Skipping all pictures, set down the lines of the listing from the first through the one with "var times = d3.range(0, 152).map(function(i)".
+ + + +
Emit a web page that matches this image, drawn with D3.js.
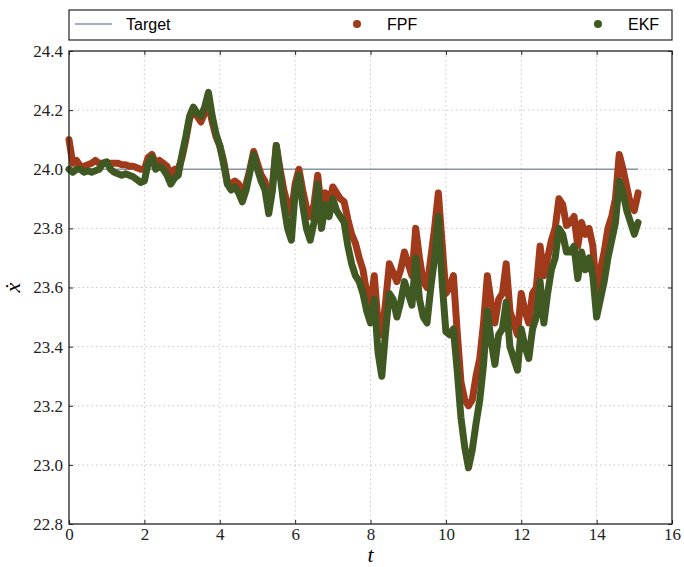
<!DOCTYPE html>
<html>
<head>
<meta charset="utf-8">
<script src="https://d3js.org/d3.v7.min.js"></script>
<style>
    body { margin: 0; background: #fff; }
    .tick text { font-family: "Liberation Serif", serif; font-size: 17px; fill: #222; }
    .legend text { font-family: "Liberation Sans", Arial, sans-serif; font-size: 16px; fill: #000; }
</style>
</head>
<body>
<script>
// Time grid of the samples (read every 0.1 s from the picture)
var times = d3.range(0, 152).map(function(i) { return +(i * 0.1).toFixed(1); });

var fpfValues = [
    24.10, 24.02, 24.03, 24.01, 24.01, 24.015, 24.02, 24.03, 24.02, 24.02,
    24.02, 24.02, 24.02, 24.02, 24.015, 24.015, 24.01, 24.01, 24.005, 24.00,
    24.00, 24.04, 24.05, 24.02, 24.03, 24.02, 24.01, 23.98, 24.00, 24.00,
    24.04, 24.10, 24.17, 24.20, 24.18, 24.16, 24.19, 24.22, 24.16, 24.11,
    24.08, 24.03, 23.96, 23.95, 23.96, 23.95, 23.92, 23.95, 24.00, 24.06,
    24.02, 23.98, 23.96, 23.88, 23.95, 24.08, 24.00, 23.93, 23.88, 23.85,
    23.95, 24.00, 23.93, 23.87, 23.84, 23.88, 23.98, 23.86, 23.92, 23.88,
    23.94, 23.92, 23.90, 23.89, 23.83, 23.78, 23.75, 23.70, 23.66, 23.58,
    23.54, 23.64, 23.48, 23.44, 23.55, 23.68, 23.65, 23.62, 23.66, 23.72,
    23.68, 23.64, 23.80, 23.70, 23.62, 23.60, 23.70, 23.80, 23.92, 23.75,
    23.58, 23.60, 23.64, 23.45, 23.28, 23.22, 23.20, 23.22, 23.30, 23.36,
    23.48, 23.64, 23.55, 23.48, 23.56, 23.58, 23.68, 23.52, 23.48, 23.44,
    23.58, 23.52, 23.48, 23.58, 23.60, 23.74, 23.64, 23.70, 23.76, 23.80,
    23.90, 23.88, 23.81, 23.82, 23.84, 23.74, 23.82, 23.78, 23.80, 23.74,
    23.58, 23.66, 23.72, 23.80, 23.84, 23.90, 24.05, 24.00, 23.94, 23.88,
    23.86, 23.92
];

var ekfValues = [
    24.00, 23.99, 24.00, 24.00, 23.99, 23.995, 23.99, 23.995, 24.00, 24.02,
    24.025, 24.00, 23.99, 23.985, 23.98, 23.985, 23.98, 23.975, 23.965, 23.955,
    23.96, 24.02, 24.04, 24.00, 24.01, 24.00, 23.98, 23.95, 23.97, 23.98,
    24.05, 24.11, 24.18, 24.21, 24.19, 24.18, 24.21, 24.26, 24.18, 24.12,
    24.08, 24.02, 23.95, 23.93, 23.94, 23.92, 23.89, 23.93, 23.99, 24.05,
    24.00, 23.96, 23.93, 23.85, 23.93, 24.08, 23.98, 23.88, 23.80, 23.76,
    23.92, 23.98, 23.88, 23.80, 23.76, 23.82, 23.95, 23.80, 23.88, 23.84,
    23.90, 23.86, 23.84, 23.82, 23.74, 23.68, 23.64, 23.62, 23.58, 23.52,
    23.48, 23.56, 23.38, 23.30, 23.45, 23.58, 23.56, 23.50, 23.55, 23.62,
    23.58, 23.54, 23.70, 23.56, 23.50, 23.48, 23.60, 23.70, 23.84, 23.62,
    23.45, 23.44, 23.46, 23.32, 23.16, 23.06, 22.99, 23.05, 23.14, 23.22,
    23.34, 23.52, 23.42, 23.34, 23.44, 23.46, 23.55, 23.40, 23.36, 23.32,
    23.46, 23.40, 23.36, 23.46, 23.50, 23.62, 23.48, 23.58, 23.66, 23.70,
    23.80, 23.78, 23.72, 23.72, 23.74, 23.63, 23.72, 23.66, 23.70, 23.64,
    23.50, 23.56, 23.62, 23.70, 23.76, 23.82, 23.96, 23.92, 23.86, 23.82,
    23.78, 23.82
];

var targetValue = 24.0;
var xTicks = [0, 2, 4, 6, 8, 10, 12, 14, 16];
var yTicks = [22.8, 23.0, 23.2, 23.4, 23.6, 23.8, 24.0, 24.2, 24.4];
var seriesNames = ["Target", "FPF", "EKF"];

var colors = {Target: "#8695a8", FPF: "#a13a1b", EKF: "#405923"};

var margin = {top: 51, right: 12, bottom: 43, left: 69},
    width = 684 - margin.left - margin.right,
    height = 567 - margin.top - margin.bottom;

var svg = d3.select("body")
    .append("svg")
    .attr("width", 684)
    .attr("height", 567);

var chart = svg.append("g")
    .attr("transform", "translate(" + margin.left + "," + margin.top + ")");

var xScale = d3.scaleLinear().domain([0, 16]).range([0, width]);
var yScale = d3.scaleLinear().domain([22.8, 24.4]).range([height, 0]);

// Dotted grid
chart.append("g")
    .selectAll("line")
    .data(xTicks.slice(1, -1))
    .enter().append("line")
    .attr("x1", function(d) { return xScale(d); })
    .attr("x2", function(d) { return xScale(d); })
    .attr("y1", 0)
    .attr("y2", height)
    .style("stroke", "#c8c8c8")
    .style("stroke-dasharray", "1.5,3");

chart.append("g")
    .selectAll("line")
    .data(yTicks.slice(1, -1))
    .enter().append("line")
    .attr("x1", 0)
    .attr("x2", width)
    .attr("y1", function(d) { return yScale(d); })
    .attr("y2", function(d) { return yScale(d); })
    .style("stroke", "#c8c8c8")
    .style("stroke-dasharray", "1.5,3");

// Axes, ticks pointing inward
var xAxis = d3.axisBottom(xScale).tickValues(xTicks).tickSize(-4).tickPadding(4)
    .tickFormat(d3.format("d"));
var yAxis = d3.axisLeft(yScale).tickValues(yTicks).tickSize(-4).tickPadding(6)
    .tickFormat(d3.format(".1f"));

chart.append("g")
    .attr("class", "x axis")
    .attr("transform", "translate(0," + height + ")")
    .call(xAxis)
    .call(function(g) { g.select(".domain").remove(); });

chart.append("g")
    .attr("class", "y axis")
    .call(yAxis)
    .call(function(g) { g.select(".domain").remove(); });

chart.append("g")
    .attr("transform", "translate(0,0)")
    .call(d3.axisTop(xScale).tickValues(xTicks).tickSize(-4).tickFormat(""))
    .call(function(g) { g.select(".domain").remove(); });

chart.append("g")
    .attr("transform", "translate(" + width + ",0)")
    .call(d3.axisRight(yScale).tickValues(yTicks).tickSize(-4).tickFormat(""))
    .call(function(g) { g.select(".domain").remove(); });

chart.selectAll(".tick line").style("stroke", "#222");

// Target line
chart.append("line")
    .attr("x1", xScale(times[0]))
    .attr("x2", xScale(times[times.length - 1]))
    .attr("y1", yScale(targetValue))
    .attr("y2", yScale(targetValue))
    .style("stroke", colors.Target)
    .style("stroke-width", 1.5);

// Estimates drawn as thick bands
var line = d3.line()
    .x(function(d, i) { return xScale(times[i]); })
    .y(function(d) { return yScale(d); });

[["FPF", fpfValues], ["EKF", ekfValues]].forEach(function(s) {
    chart.append("path")
        .datum(s[1])
        .attr("d", line)
        .style("fill", "none")
        .style("stroke", colors[s[0]])
        .style("stroke-width", 7)
        .style("stroke-linejoin", "round")
        .style("stroke-linecap", "round");
});

// Frame
chart.append("rect")
    .attr("width", width)
    .attr("height", height)
    .style("fill", "none")
    .style("stroke", "#222")
    .style("stroke-width", 1.3);

// Axis labels
svg.append("text")
    .attr("x", margin.left + width / 2)
    .attr("y", 562)
    .attr("text-anchor", "middle")
    .style("font-family", "Liberation Serif, serif")
    .style("font-style", "italic")
    .style("font-size", "22px")
    .text("t");

svg.append("text")
    .attr("transform", "translate(20," + (margin.top + height / 2) + ") rotate(-90)")
    .attr("text-anchor", "middle")
    .style("font-family", "Liberation Serif, serif")
    .style("font-style", "italic")
    .style("font-size", "22px")
    .text("x\u0307");

// Legend
var legend = svg.append("g").attr("class", "legend");

legend.append("rect")
    .attr("x", margin.left)
    .attr("y", 10)
    .attr("width", width)
    .attr("height", 30)
    .style("fill", "#fff")
    .style("stroke", "#222")
    .style("stroke-width", 1.2);

var legendX = {Target: 75, FPF: 357, EKF: 598};

legend.append("line")
    .attr("x1", legendX.Target)
    .attr("x2", legendX.Target + 37)
    .attr("y1", 24)
    .attr("y2", 24)
    .style("stroke", colors.Target)
    .style("stroke-width", 1.5);

legend.selectAll("circle")
    .data(seriesNames.slice(1))
    .enter().append("circle")
    .attr("cx", function(d) { return legendX[d]; })
    .attr("cy", 24)
    .attr("r", 4)
    .style("fill", function(d) { return colors[d]; });

legend.selectAll("text")
    .data(seriesNames)
    .enter().append("text")
    .attr("x", function(d) { return d == "Target" ? 126 : legendX[d] + 30; })
    .attr("y", 30)
    .text(function(d) { return d; });
</script>
</body>
</html>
+ + + +
§ Answer to this exercise
Emit a web page that matches this image, drawn with D3.js.
<!DOCTYPE html>
<html>
<head>
<meta charset="utf-8">
<script src="https://d3js.org/d3.v7.min.js"></script>
<style>
    body { margin: 0; background: #fff; }
    .tick text { font-family: "Liberation Serif", serif; font-size: 17px; fill: #222; }
    .legend text { font-family: "Liberation Sans", Arial, sans-serif; font-size: 16px; fill: #000; }
</style>
</head>
<body>
<script>
// Time grid of the samples (read every 0.1 s from the picture)
var times = d3.range(0, 152).map(function(i) { return +(i * 0.1).toFixed(1); });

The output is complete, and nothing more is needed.